Now, go to `exploration_probability` argument. It can be either float or a list of floats. If it is a float, it produces no problem in a short run, but if there are lots of calls, it is better to start with high exploration probability and then decrease it gradually. List of float as `exploration_probability` allows doing so, but also it imposes a limitation on total number of calls — it can not be higher than the length of the list.

In [15]:
picker = EpsilonGreedyPickerFromPool(scorer='margin', exploration_probability=[0.5, 0.4, 0.3, 0.2, 0.1])
picker.update_tools(X_train_initial, y_train_initial, RandomForestClassifier())

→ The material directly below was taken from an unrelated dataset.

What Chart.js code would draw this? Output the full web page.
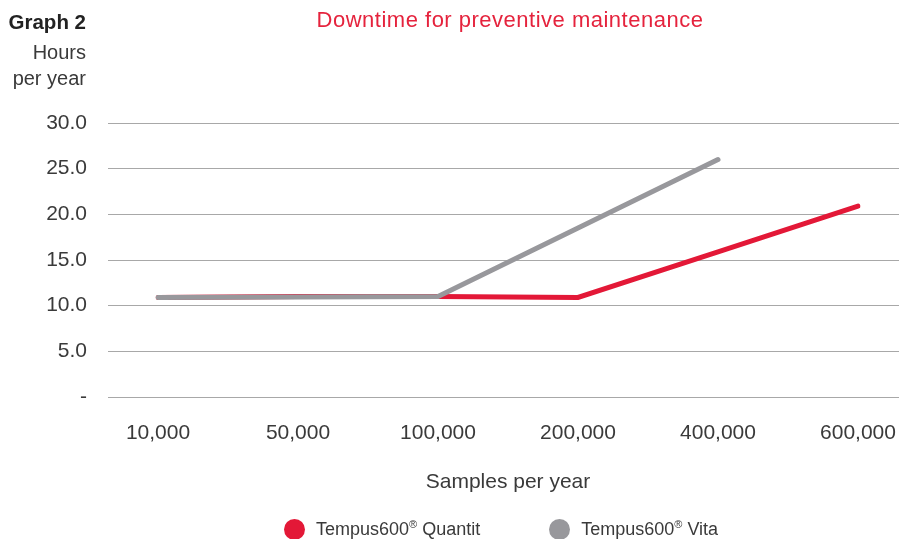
<!DOCTYPE html>
<html>
<head>
<meta charset="utf-8">
<script src="https://cdn.jsdelivr.net/npm/chart.js@4.4.1/dist/chart.umd.min.js"></script>
<style>
  html, body { margin: 0; padding: 0; background: #fff; }
  body { width: 899px; height: 539px; position: relative; overflow: hidden;
         font-family: "Liberation Sans", Arial, sans-serif; color: #3a3a3a; }
  #wrap { position: absolute; left: 0; top: 0; width: 899px; height: 539px; }
  .graph-no { position: absolute; right: 813px; top: 10px; font-size: 20.5px; font-weight: bold; color: #222; white-space: nowrap; }
  .unit { position: absolute; right: 813px; top: 39px; font-size: 20px; line-height: 26px; text-align: right; white-space: nowrap; }
  .title { position: absolute; left: 0; width: 1020px; top: 7px; text-align: center; font-size: 22px; letter-spacing: 0.5px; color: #e5233d; }
  .legend { position: absolute; left: 284px; top: 518px; display: flex; font-size: 18px; white-space: nowrap; }
  .legend span.item { display: flex; align-items: center; margin-right: 69px; }
  .legend i { display: inline-block; width: 21px; height: 21px; border-radius: 50%; margin-right: 11px; }
  .legend sup { font-size: 11px; }
</style>
</head>
<body>
<div id="wrap"><canvas id="chart" width="899" height="539"></canvas></div>
<div class="graph-no">Graph 2</div>
<div class="unit">Hours<br>per year</div>
<div class="title">Downtime for preventive maintenance</div>
<div class="legend" id="legend"></div>
<script>
// Данные графика
const categories = ['10,000', '50,000', '100,000', '200,000', '400,000', '600,000'];
const quantitHours = [10.9, 11.0, 11.0, 10.9, 15.9, 20.9];
const vitaHours = [10.9, 10.95, 11.0, 18.5, 26.0, null];
const yTicks = [0, 5, 10, 15, 20, 25, 30];

const seriesNames = ['Tempus600® Quantit', 'Tempus600® Vita'];
const seriesColors = ['#e31837', '#98989c'];

const gridColor = '#a8a8a8';
const textColor = '#3a3a3a';
const font = { family: '"Liberation Sans", Arial, sans-serif', size: 21 };

// Легенда
const legendBox = document.getElementById('legend');
seriesNames.forEach((name, i) => {
  const item = document.createElement('span');
  item.className = 'item';
  const dot = document.createElement('i');
  dot.style.background = seriesColors[i];
  item.appendChild(dot);
  const label = document.createElement('span');
  label.innerHTML = name.replace('®', '<sup>®</sup>');
  item.appendChild(label);
  legendBox.appendChild(item);
});

const ctx = document.getElementById('chart').getContext('2d');
new Chart(ctx, {
  type: 'line',
  data: {
    labels: categories,
    datasets: [
      {
        label: seriesNames[0],
        data: quantitHours,
        borderColor: seriesColors[0],
        backgroundColor: seriesColors[0],
        borderWidth: 5,
        borderCapStyle: 'round',
        pointRadius: 0,
        tension: 0,
        order: 1
      },
      {
        label: seriesNames[1],
        data: vitaHours,
        borderColor: seriesColors[1],
        backgroundColor: seriesColors[1],
        borderWidth: 5,
        borderCapStyle: 'round',
        pointRadius: 0,
        tension: 0,
        order: 0
      }
    ]
  },
  options: {
    responsive: false,
    animation: false,
    layout: { padding: { top: 123, bottom: 44, left: 0, right: 0 } },
    plugins: {
      legend: { display: false },
      title: { display: false },
      tooltip: { enabled: false }
    },
    scales: {
      x: {
        offset: false,
        grid: { display: false, drawTicks: false },
        border: { display: false },
        ticks: { color: textColor, font: font, padding: 24, maxRotation: 0, autoSkip: false },
        title: { display: true, text: 'Samples per year', color: textColor, font: font, padding: 0 },
        afterFit: scale => {
          scale.height = 98;
          scale.paddingLeft = 0;
          scale.paddingRight = 0;
        }
      },
      y: {
        min: 0,
        max: 30,
        afterBuildTicks: scale => { scale.ticks = yTicks.map(v => ({ value: v })); },
        grid: { color: gridColor, lineWidth: 1, drawTicks: true, tickLength: 50 },
        border: { display: false },
        ticks: {
          color: textColor,
          font: font,
          padding: 21,
          callback: v => (v === 0 ? '-' : v.toFixed(1))
        },
        afterFit: scale => { scale.width = 158; }
      },
      y2: {
        position: 'right',
        min: 0,
        max: 30,
        afterBuildTicks: scale => { scale.ticks = yTicks.map(v => ({ value: v })); },
        grid: { color: gridColor, lineWidth: 1, drawOnChartArea: false, drawTicks: true, tickLength: 41 },
        border: { display: false },
        ticks: { display: false },
        afterFit: scale => { scale.width = 41; }
      }
    }
  }
});
</script>
</body>
</html>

Usage of a created instance is as simple as the next cell.

In [16]:
indices = picker.pick_new_objects(X_new, n_to_pick=3)
X_new[indices, :]

array([[-0.06107047, -1.73046259],
       [-0.50815302,  0.92325141],
       [-0.2172508 , -1.24209527]])

# Illustrative End-to-End Example

Here $\varepsilon$-greedy strategy is compared with a benchmark based on random selection from a pool.

In [17]:
clf = RandomForestClassifier(n_estimators=20, random_state=361)

In [18]:
max_n_points_to_explore = 100

In [19]:
epsilon = 0.1
scorer = 'margin'

In [20]:
def report_accuracy_of_benchmark(
        n_new_points: int,
        clf: BaseEstimator,
        X_train_initial: np.ndarray, y_train_inital: np.ndarray,
        X_new: np.ndarray, y_new: np.ndarray,
        X_hold_out: np.ndarray, y_hold_out: np.ndarray
        ) -> float:
    """
    Compute accuracy of approach where `n_new_points` objects
    are picked from a pool at random, without active learning.
    """
    X_train = np.vstack((X_train_initial, X_new[:n_new_points, :]))
    y_train = np.hstack((y_train_initial, y_new[:n_new_points]))
    clf.fit(X_train, y_train)
    y_hold_out_hat = clf.predict(X_hold_out)
    return accuracy_score(y_hold_out, y_hold_out_hat)

In [21]:
def report_accuracy_of_epsilon_greedy_strategy(
        n_new_points: int,
        clf: BaseEstimator,
        epsilon: float,
        scorer: str,
        X_train_initial: np.ndarray, y_train_inital: np.ndarray,
        X_new: np.ndarray, y_new: np.ndarray,
        X_hold_out: np.ndarray, y_hold_out: np.ndarray
        ) -> float:
    """
    Compute accuracy of epsilon-greedy approach to active
    learning.
    """
    X_train = copy(X_train_initial)
    y_train = copy(y_train_inital)
    clf.fit(X_train, y_train)
    picker = EpsilonGreedyPickerFromPool(
        scorer, exploration_probability=epsilon
    )
    picker.set_tools(clf)
    for i in range(n_new_points):
        indices = picker.pick_new_objects(X_new, n_to_pick=1)
        X_train = np.vstack((X_train, X_new[indices, :]))
        y_train = np.hstack((y_train, y_new[indices]))
        picker.update_tools(X_train, y_train)
        X_new = np.delete(X_new, indices, axis=0)
        y_new = np.delete(y_new, indices)
    clf = picker.get_tools()
    y_hold_out_hat = clf.predict(X_hold_out)
    return accuracy_score(y_hold_out, y_hold_out_hat)

In [22]:
benchmark_scores = [
    report_accuracy_of_benchmark(
        n, clf,
        X_train_initial, y_train_initial, X_new, y_new,
        X_hold_out, y_hold_out
    )
    for n in range(1, max_n_points_to_explore + 1)
]
sum(benchmark_scores)

93.703333333333276

In [23]:
epsilon_greedy_scores = [
    report_accuracy_of_epsilon_greedy_strategy(
        n, clf, epsilon, scorer,
        X_train_initial, y_train_initial, X_new, y_new,
        X_hold_out, y_hold_out
    )
    for n in range(1, max_n_points_to_explore + 1)
]
sum(epsilon_greedy_scores)

96.056666666666743

In [24]:
if draw_plots:
    fig = plt.figure(figsize=(15, 15))
    ax = fig.add_subplot(111)
    ax.plot(benchmark_scores)
    ax.plot(epsilon_greedy_scores, c='g')

To conclude, it can be seen that there is a gain from usage active learning instead of selecting objects randomly.